First, there’s a migration of trust to private networks and off-platform channels. Instead of relying on the star-average on a marketplace, people turn to friends, colleagues, and niche communities for real advice.
Think about the last time you were unsure about a purchase, maybe you shot a quick message to a group chat, or asked in a private Slack channel, “Hey, has anyone used this product? Is it actually any good?” Personal recommendations feel reliable again, precisely because they’re not part of the public review circus.
Second, savvy consumers cross-check everything. Rather than trusting one site’s reviews, they compare across multiple sources, the product might be 4.8 on the official store, but what’s it rated elsewhere?
Is there a discrepancy between the slick website testimonials and the chatter on Reddit? More often than not, shoppers now triangulate information. In fact, three out of four people use two or more sites when reading reviews, rather than putting all their faith in one platform’s word. We instinctively seek a consensus of truth across the noise.
Finally, many have decided the best judge is themselves. “Try before you buy” has made a comeback as a defense against dubious reviews. Free trials, freemium tiers, generous return policies, consumers leverage them all to test products firsthand.
If a software platform promises the world in its curated testimonials, a savvy buyer will take the 14-day free trial and see if it lives up to the hype. In sectors like enterprise software, where choices are costly and critical, buyers might run a pilot program or proof-of-concept rather than trust glossy case studies. Essentially, experience has become the new review.
A crisis and an opportunity
All this has serious implications for platforms and software marketplaces. These businesses built their empires on user-generated trust, turning customer opinion into a key part of the shopping experience.
If that trust evaporates, the model cracks. We’re already seeing the early signs: users skipping the review tab, or treating every five-star rating with a healthy dose of skepticism.

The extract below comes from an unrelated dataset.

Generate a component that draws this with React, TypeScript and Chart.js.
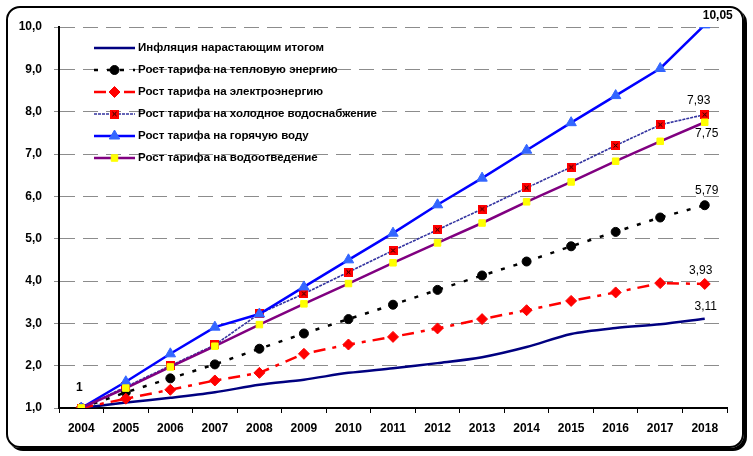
import { useEffect, useRef } from "react"
import { Chart, registerables } from "chart.js"
import { drawPoint } from "chart.js/helpers"

Chart.register(...registerables)

const FONT = "Arial, 'Liberation Sans', sans-serif"

const years = ["2004", "2005", "2006", "2007", "2008", "2009", "2010", "2011", "2012", "2013", "2014", "2015", "2016", "2017", "2018"]

const seriesNames = [
    "Инфляция нарастающим итогом",
    "Рост тарифа на тепловую энергию",
    "Рост тарифа на электроэнергию",
    "Рост тарифа на холодное водоснабжение",
    "Рост тарифа на горячую воду",
    "Рост тарифа на водоотведение",
]

const inflation = [1, 1.13, 1.24, 1.37, 1.55, 1.67, 1.83, 1.94, 2.06, 2.2, 2.44, 2.75, 2.89, 2.98, 3.11]
const heat = [1, 1.37, 1.7, 2.03, 2.4, 2.76, 3.1, 3.44, 3.79, 4.13, 4.46, 4.82, 5.16, 5.5, 5.79]
const electricity = [1, 1.22, 1.43, 1.65, 1.83, 2.28, 2.5, 2.68, 2.88, 3.1, 3.31, 3.53, 3.73, 3.95, 3.93]
const coldWater = [1, 1.5, 2.0, 2.49, 3.23, 3.7, 4.21, 4.72, 5.21, 5.7, 6.2, 6.69, 7.2, 7.69, 7.93]
const hotWater = [1, 1.62, 2.28, 2.91, 3.22, 3.86, 4.5, 5.13, 5.8, 6.43, 7.09, 7.74, 8.38, 9.02, 10.05]
const drainage = [1, 1.47, 1.97, 2.46, 2.97, 3.46, 3.94, 4.43, 4.9, 5.37, 5.87, 6.34, 6.83, 7.3, 7.75]

// value labels: [dataset, point, dx, dy, bold]
const valueLabels: [number, number, number, number, boolean][] = [
    [0, 0, -2, -20, true],
    [4, 14, 13, -9, true],
    [3, 14, -6, -14, false],
    [5, 14, 2, 11, false],
    [1, 14, 2, -15, false],
    [2, 14, -4, -13, false],
    [0, 14, 1, -12, false],
]

const crossSquare = () => {
    const c = document.createElement("canvas")
    c.width = 9
    c.height = 9
    const g = c.getContext("2d")!
    g.fillStyle = "#ff0000"
    g.fillRect(0, 0, 9, 9)
    g.strokeStyle = "#000"
    g.lineWidth = 1
    g.beginPath()
    g.moveTo(2.5, 2.5); g.lineTo(6.5, 6.5)
    g.moveTo(6.5, 2.5); g.lineTo(2.5, 6.5)
    g.stroke()
    return c
}

const insideLegend = {
    id: "insideLegend",
    afterDatasetsDraw(chart: any) {
        const { ctx, chartArea } = chart
        const x0 = chartArea.left + 35
        const x1 = chartArea.left + 76
        chart.data.datasets.forEach((ds: any, i: number) => {
            const y = chartArea.top + 21 + i * 22
            ctx.save()
            ctx.strokeStyle = ds.borderColor
            ctx.lineWidth = ds.borderWidth
            ctx.setLineDash(ds.borderDash || [])
            ctx.beginPath()
            ctx.moveTo(x0, y)
            ctx.lineTo(x1, y)
            ctx.stroke()
            ctx.setLineDash([])
            if (ds.pointRadius > 0) {
                ctx.fillStyle = ds.pointBackgroundColor
                ctx.strokeStyle = ds.pointBorderColor
                ctx.lineWidth = ds.pointBorderWidth
                drawPoint(ctx, { pointStyle: ds.pointStyle, radius: ds.pointRadius, borderWidth: ds.pointBorderWidth, rotation: 0 } as any, (x0 + x1) / 2, y)
            }
            ctx.fillStyle = "#000"
            ctx.font = `bold 11.5px ${FONT}`
            ctx.textBaseline = "middle"
            ctx.textAlign = "left"
            ctx.fillText(seriesNames[i], x1 + 3, y)
            ctx.restore()
        })
    },
}

const pointLabels = {
    id: "pointLabels",
    afterDatasetsDraw(chart: any) {
        const { ctx } = chart
        ctx.save()
        ctx.fillStyle = "#000"
        ctx.textAlign = "center"
        ctx.textBaseline = "middle"
        valueLabels.forEach(([d, p, dx, dy, bold]) => {
            const el = chart.getDatasetMeta(d).data[p]
            const v = chart.data.datasets[d].data[p]
            ctx.font = `${bold ? "bold " : ""}12px ${FONT}`
            ctx.fillText(String(v).replace(".", ","), el.x + dx, el.y + dy)
        })
        ctx.restore()
    },
}

const App = () => {
    const graphicRef = useRef<HTMLCanvasElement>(null)

    useEffect(() => {
        if (!graphicRef.current) return
        const myChart = new Chart(graphicRef.current, {
            type: "line",
            data: {
                labels: years,
                datasets: [
                    {
                        label: seriesNames[0], data: inflation, borderColor: "#000080", borderWidth: 2.5,
                        pointRadius: 0, tension: 0.3, order: 6,
                    },
                    {
                        label: seriesNames[1], data: heat, borderColor: "#000", borderWidth: 2.5, borderDash: [4, 9],
                        pointStyle: "circle", pointRadius: 4.5, pointBackgroundColor: "#000", pointBorderColor: "#000", pointBorderWidth: 1, order: 5,
                    },
                    {
                        label: seriesNames[2], data: electricity, borderColor: "#ff0000", borderWidth: 2.5, borderDash: [12, 7, 4, 7],
                        pointStyle: "rectRot", pointRadius: 5.5, pointBackgroundColor: "#ff0000", pointBorderColor: "#ff0000", pointBorderWidth: 1, order: 4,
                    },
                    {
                        label: seriesNames[3], data: coldWater, borderColor: "#3333a0", borderWidth: 1.6, borderDash: [3, 1],
                        pointStyle: crossSquare(), pointRadius: 5, pointBackgroundColor: "#ff0000", pointBorderColor: "#ff0000", pointBorderWidth: 0, order: 3,
                    },
                    {
                        label: seriesNames[4], data: hotWater, borderColor: "#0000ff", borderWidth: 2.5,
                        pointStyle: "triangle", pointRadius: 6, pointBackgroundColor: "#3366ff", pointBorderColor: "#3366ff", pointBorderWidth: 1, order: 2,
                    },
                    {
                        label: seriesNames[5], data: drainage, borderColor: "#800080", borderWidth: 2.5,
                        pointStyle: "rect", pointRadius: 4.6, pointBackgroundColor: "#ffff00", pointBorderColor: "#ffff00", pointBorderWidth: 1, order: 1,
                    },
                ],
            },
            options: {
                responsive: false,
                animation: false,
                devicePixelRatio: 1,
                layout: { padding: { left: 0, top: 27, right: 26, bottom: 0 } },
                plugins: { legend: { display: false }, tooltip: { enabled: false } },
                scales: {
                    x: {
                        offset: true,
                        grid: { offset: true, drawOnChartArea: false, drawTicks: true, tickLength: 5, color: "#000", tickColor: "#000" },
                        border: { color: "#000", width: 2 },
                        ticks: { color: "#000", font: { family: FONT, size: 12, weight: "bold" }, padding: 8, maxRotation: 0, autoSkip: false },
                        afterFit: (s: any) => { s.height = 48 },
                    },
                    y: {
                        min: 1,
                        max: 10,
                        ticks: {
                            stepSize: 1,
                            color: "#000",
                            padding: 12,
                            font: { family: FONT, size: 12, weight: "bold" },
                            callback: (v: any) => Number(v).toFixed(1).replace(".", ","),
                        },
                        grid: { color: "#8c8c8c", lineWidth: 1, tickLength: 5, tickColor: "#8c8c8c" },
                        border: { color: "#000", width: 2, dash: [15, 8] },
                        afterFit: (s: any) => { s.width = 59 },
                    },
                },
            },
            plugins: [insideLegend, pointLabels],
        } as any)
        return () => {
            myChart.destroy()
        }
    }, [])

    return (
        <div style={{ position: "absolute", left: 0, top: 0, width: 753, height: 456, background: "#fff" }}>
            <div style={{ position: "absolute", left: 6, top: 6, width: 738, height: 442, boxSizing: "border-box", border: "2px solid #000", borderRadius: 14, boxShadow: "3px 3px 0 #000" }} />
            <canvas ref={graphicRef} width={753} height={456} style={{ position: "absolute", left: 0, top: 0 }} />
        </div>
    )
}

export default App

If the review economy continues on its current path, platforms risk becoming mere transaction processors rather than trust brokers.

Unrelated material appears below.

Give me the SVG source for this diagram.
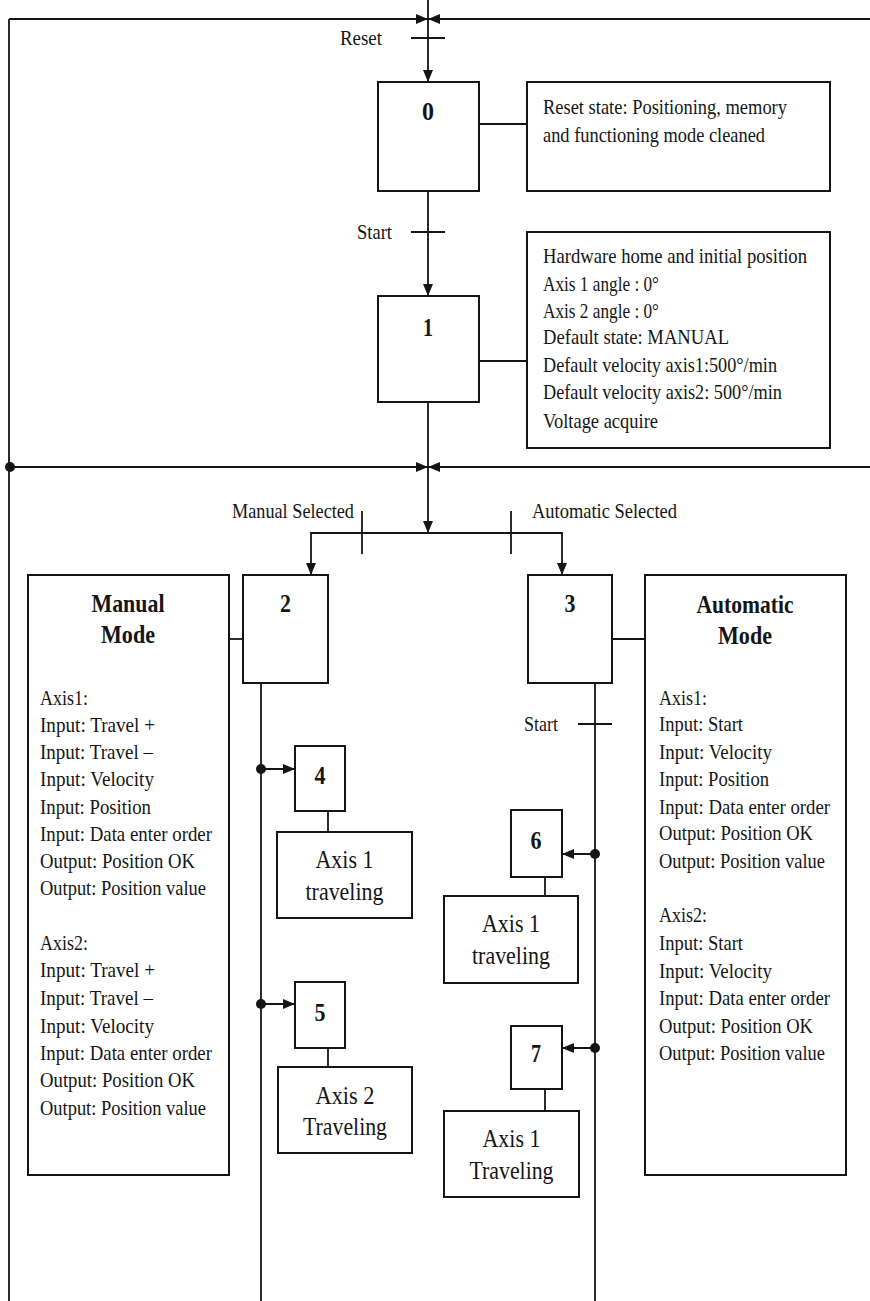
<svg xmlns="http://www.w3.org/2000/svg" width="870" height="1301" viewBox="0 0 870 1301">
  <defs>
    <style>
      .box { fill: #fff; stroke: #151515; stroke-width: 2; }
      .ln { fill: none; stroke: #151515; stroke-width: 1.8; }
      .dot { fill: #151515; }
      text { font-family: "Liberation Serif", "Times New Roman", serif; fill: #151515; }
      .t { font-size: 22px; }
      .num { font-size: 26px; font-weight: bold; text-anchor: middle; }
      .title { font-size: 26px; font-weight: bold; text-anchor: middle; }
      .lbl { font-size: 25px; text-anchor: middle; }
    </style>
    <marker id="arr" viewBox="0 0 12 10" refX="12" refY="5" markerWidth="12" markerHeight="10" orient="auto" markerUnits="userSpaceOnUse">
      <path d="M0,0 L12,5 L0,10 Z" fill="#151515"/>
    </marker>
  </defs>
  <rect width="870" height="1301" fill="#fff"/>

  <!-- connectors -->
  <g id="connectors">
    <!-- outer loop frame and top merge -->
    <path class="ln" d="M9,1301 V19"/>
    <path class="ln" d="M9,19 H428" marker-end="url(#arr)"/>
    <path class="ln" d="M870,19 H428" marker-end="url(#arr)"/>
    <path class="ln" d="M428,0 V82" marker-end="url(#arr)"/>
    <path class="ln" d="M411,38 H445"/>
    <!-- step 0 to step 1 -->
    <path class="ln" d="M428,191 V296" marker-end="url(#arr)"/>
    <path class="ln" d="M411,232 H445"/>
    <!-- step 1 down to the selection branch -->
    <path class="ln" d="M428,402 V533" marker-end="url(#arr)"/>
    <path class="ln" d="M9,467 H428" marker-end="url(#arr)"/>
    <path class="ln" d="M870,467 H428" marker-end="url(#arr)"/>
    <circle class="dot" cx="10" cy="467" r="5"/>
    <!-- selection branch -->
    <path class="ln" d="M428,533 H311 V575" marker-end="url(#arr)"/>
    <path class="ln" d="M428,533 H562 V575" marker-end="url(#arr)"/>
    <path class="ln" d="M362,511 V554"/>
    <path class="ln" d="M511,511 V554"/>
    <!-- comment links -->
    <path class="ln" d="M479,124 H527"/>
    <path class="ln" d="M479,361 H527"/>
    <path class="ln" d="M229,639 H243"/>
    <path class="ln" d="M612,639 H645"/>
    <!-- mode columns -->
    <path class="ln" d="M261,683 V1301"/>
    <path class="ln" d="M595,683 V1301"/>
    <path class="ln" d="M578,724 H612"/>
    <path class="ln" d="M261,769 H295" marker-end="url(#arr)"/>
    <path class="ln" d="M261,1004 H295" marker-end="url(#arr)"/>
    <path class="ln" d="M595,854 H562" marker-end="url(#arr)"/>
    <path class="ln" d="M595,1048 H562" marker-end="url(#arr)"/>
    <circle class="dot" cx="261" cy="769" r="5"/>
    <circle class="dot" cx="261" cy="1004" r="5"/>
    <circle class="dot" cx="595" cy="854" r="5"/>
    <circle class="dot" cx="595" cy="1048" r="5"/>
    <path class="ln" d="M328,811 V832"/>
    <path class="ln" d="M328,1048 V1067"/>
    <path class="ln" d="M545,877 V896"/>
    <path class="ln" d="M545,1089 V1111"/>
  </g>

  <!-- transition labels -->
  <g id="transitions">
    <text class="t" x="340" y="45" textLength="42" lengthAdjust="spacingAndGlyphs">Reset</text>
    <text class="t" x="357" y="239" textLength="35" lengthAdjust="spacingAndGlyphs">Start</text>
    <text class="t" x="232" y="518" textLength="122" lengthAdjust="spacingAndGlyphs">Manual Selected</text>
    <text class="t" x="532" y="518" textLength="145" lengthAdjust="spacingAndGlyphs">Automatic Selected</text>
    <text class="t" x="524" y="731" textLength="34" lengthAdjust="spacingAndGlyphs">Start</text>
  </g>

  <g id="step0">
    <rect class="box" x="378" y="82" width="101" height="109"/>
    <text class="num" x="428" y="120" textLength="12" lengthAdjust="spacingAndGlyphs">0</text>
  </g>
  <g id="note0">
    <rect class="box" x="527" y="82" width="303" height="109"/>
    <text class="t" x="543" y="114" textLength="244" lengthAdjust="spacingAndGlyphs">Reset state: Positioning, memory</text>
    <text class="t" x="543" y="142" textLength="222" lengthAdjust="spacingAndGlyphs">and functioning mode cleaned</text>
  </g>

  <g id="step1">
    <rect class="box" x="378" y="296" width="101" height="106"/>
    <text class="num" x="428" y="336" textLength="10" lengthAdjust="spacingAndGlyphs">1</text>
  </g>
  <g id="note1">
    <rect class="box" x="527" y="232" width="303" height="216"/>
    <text class="t" x="543" y="263" textLength="264" lengthAdjust="spacingAndGlyphs">Hardware home and initial position</text>
    <text class="t" x="543" y="291" textLength="116" lengthAdjust="spacingAndGlyphs">Axis 1 angle : 0°</text>
    <text class="t" x="543" y="318" textLength="116" lengthAdjust="spacingAndGlyphs">Axis 2 angle : 0°</text>
    <text class="t" x="543" y="344" textLength="186" lengthAdjust="spacingAndGlyphs">Default state: MANUAL</text>
    <text class="t" x="543" y="372" textLength="234" lengthAdjust="spacingAndGlyphs">Default velocity axis1:500°/min</text>
    <text class="t" x="543" y="399" textLength="239" lengthAdjust="spacingAndGlyphs">Default velocity axis2: 500°/min</text>
    <text class="t" x="543" y="428" textLength="115" lengthAdjust="spacingAndGlyphs">Voltage acquire</text>
  </g>

  <g id="manual-mode">
    <rect class="box" x="28" y="575" width="201" height="600"/>
    <text class="title" x="128" y="612" textLength="73" lengthAdjust="spacingAndGlyphs">Manual</text>
    <text class="title" x="128" y="643" textLength="54" lengthAdjust="spacingAndGlyphs">Mode</text>
    <text class="t" x="40" y="705" textLength="48" lengthAdjust="spacingAndGlyphs">Axis1:</text>
    <text class="t" x="40" y="732" textLength="115" lengthAdjust="spacingAndGlyphs">Input: Travel +</text>
    <text class="t" x="40" y="759" textLength="113" lengthAdjust="spacingAndGlyphs">Input: Travel –</text>
    <text class="t" x="40" y="786" textLength="114" lengthAdjust="spacingAndGlyphs">Input: Velocity</text>
    <text class="t" x="40" y="814" textLength="111" lengthAdjust="spacingAndGlyphs">Input: Position</text>
    <text class="t" x="40" y="841" textLength="172" lengthAdjust="spacingAndGlyphs">Input: Data enter order</text>
    <text class="t" x="40" y="868" textLength="155" lengthAdjust="spacingAndGlyphs">Output: Position OK</text>
    <text class="t" x="40" y="895" textLength="166" lengthAdjust="spacingAndGlyphs">Output: Position value</text>
    <text class="t" x="40" y="950" textLength="48" lengthAdjust="spacingAndGlyphs">Axis2:</text>
    <text class="t" x="40" y="977" textLength="115" lengthAdjust="spacingAndGlyphs">Input: Travel +</text>
    <text class="t" x="40" y="1005" textLength="113" lengthAdjust="spacingAndGlyphs">Input: Travel –</text>
    <text class="t" x="40" y="1033" textLength="114" lengthAdjust="spacingAndGlyphs">Input: Velocity</text>
    <text class="t" x="40" y="1060" textLength="172" lengthAdjust="spacingAndGlyphs">Input: Data enter order</text>
    <text class="t" x="40" y="1087" textLength="155" lengthAdjust="spacingAndGlyphs">Output: Position OK</text>
    <text class="t" x="40" y="1115" textLength="166" lengthAdjust="spacingAndGlyphs">Output: Position value</text>
  </g>

  <g id="step2">
    <rect class="box" x="243" y="575" width="85" height="108"/>
    <text class="num" x="285.5" y="612" textLength="11" lengthAdjust="spacingAndGlyphs">2</text>
  </g>
  <g id="step3">
    <rect class="box" x="528" y="575" width="84" height="108"/>
    <text class="num" x="570" y="612" textLength="11" lengthAdjust="spacingAndGlyphs">3</text>
  </g>

  <g id="auto-mode">
    <rect class="box" x="645" y="575" width="201" height="600"/>
    <text class="title" x="745" y="613" textLength="97" lengthAdjust="spacingAndGlyphs">Automatic</text>
    <text class="title" x="745" y="644" textLength="54" lengthAdjust="spacingAndGlyphs">Mode</text>
    <text class="t" x="659" y="705" textLength="48" lengthAdjust="spacingAndGlyphs">Axis1:</text>
    <text class="t" x="659" y="731" textLength="84" lengthAdjust="spacingAndGlyphs">Input: Start</text>
    <text class="t" x="659" y="759" textLength="113" lengthAdjust="spacingAndGlyphs">Input: Velocity</text>
    <text class="t" x="659" y="786" textLength="110" lengthAdjust="spacingAndGlyphs">Input: Position</text>
    <text class="t" x="659" y="814" textLength="171" lengthAdjust="spacingAndGlyphs">Input: Data enter order</text>
    <text class="t" x="659" y="840" textLength="154" lengthAdjust="spacingAndGlyphs">Output: Position OK</text>
    <text class="t" x="659" y="868" textLength="166" lengthAdjust="spacingAndGlyphs">Output: Position value</text>
    <text class="t" x="659" y="922" textLength="48" lengthAdjust="spacingAndGlyphs">Axis2:</text>
    <text class="t" x="659" y="950" textLength="84" lengthAdjust="spacingAndGlyphs">Input: Start</text>
    <text class="t" x="659" y="978" textLength="113" lengthAdjust="spacingAndGlyphs">Input: Velocity</text>
    <text class="t" x="659" y="1005" textLength="171" lengthAdjust="spacingAndGlyphs">Input: Data enter order</text>
    <text class="t" x="659" y="1033" textLength="154" lengthAdjust="spacingAndGlyphs">Output: Position OK</text>
    <text class="t" x="659" y="1060" textLength="166" lengthAdjust="spacingAndGlyphs">Output: Position value</text>
  </g>

  <g id="step4">
    <rect class="box" x="295" y="746" width="50" height="65"/>
    <text class="num" x="320" y="784" textLength="11" lengthAdjust="spacingAndGlyphs">4</text>
  </g>
  <g id="action4">
    <rect class="box" x="277" y="832" width="135" height="86"/>
    <text class="lbl" x="344.5" y="868" textLength="58" lengthAdjust="spacingAndGlyphs">Axis 1</text>
    <text class="lbl" x="344.5" y="900" textLength="78" lengthAdjust="spacingAndGlyphs">traveling</text>
  </g>

  <g id="step5">
    <rect class="box" x="295" y="982" width="50" height="66"/>
    <text class="num" x="320" y="1021" textLength="11" lengthAdjust="spacingAndGlyphs">5</text>
  </g>
  <g id="action5">
    <rect class="box" x="278" y="1067" width="134" height="86"/>
    <text class="lbl" x="345" y="1104" textLength="59" lengthAdjust="spacingAndGlyphs">Axis 2</text>
    <text class="lbl" x="345" y="1135" textLength="84" lengthAdjust="spacingAndGlyphs">Traveling</text>
  </g>

  <g id="step6">
    <rect class="box" x="511" y="810" width="51" height="67"/>
    <text class="num" x="536" y="849" textLength="11" lengthAdjust="spacingAndGlyphs">6</text>
  </g>
  <g id="action6">
    <rect class="box" x="444" y="896" width="134" height="87"/>
    <text class="lbl" x="511" y="932" textLength="58" lengthAdjust="spacingAndGlyphs">Axis 1</text>
    <text class="lbl" x="511" y="964" textLength="78" lengthAdjust="spacingAndGlyphs">traveling</text>
  </g>

  <g id="step7">
    <rect class="box" x="511" y="1026" width="51" height="63"/>
    <text class="num" x="536" y="1062" textLength="10" lengthAdjust="spacingAndGlyphs">7</text>
  </g>
  <g id="action7">
    <rect class="box" x="444" y="1111" width="135" height="86"/>
    <text class="lbl" x="511.5" y="1147" textLength="58" lengthAdjust="spacingAndGlyphs">Axis 1</text>
    <text class="lbl" x="511.5" y="1179" textLength="84" lengthAdjust="spacingAndGlyphs">Traveling</text>
  </g>
</svg>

For the marketplaces, this is both a crisis and an opportunity. The crisis is obvious: loss of credibility. If people no longer believe what they read on your platform, they’ll seek validation elsewhere, and your influence over purchase decisions diminishes.
But the opportunity lies in reform. Platforms could double down on authenticity as a feature, verifying purchases, cracking down harder on fraudulent and incentivized reviews, and highlighting more qualitative, nuanced feedback instead of simple star counts.
There’s even a chance to innovate with new trust signals (some are experimenting with things like verified buyer badges, AI analysis for suspicious patterns, or weighted ratings that account for reviewer reputation). The platforms that find ways to genuinely restore faith in their review systems will win back weary consumers. Those that don’t will see their communities drift away, bit by bit.
Importantly, not all platforms have given in to the dark side. A handful still refuse pay-for-play tactics, no paid reviews, no under-the-table boosting of rankings for advertisers.
These holdouts demonstrate that integrity in reviews is possible, even if it means slower growth in the short term.
In the end, the broken review economy is forcing a rebalance of how we decide what to trust. Buyers are adapting, finding new ways to cut through the noise. And the platforms that once thrived on being the ultimate source of truth in purchasing may have to rethink their approach if they want to stay relevant.
Trust, once lost, is hard to regain. The five-star system doesn’t shine as bright as it used to; perhaps it’s time for the next evolution in how we share and earn trust online.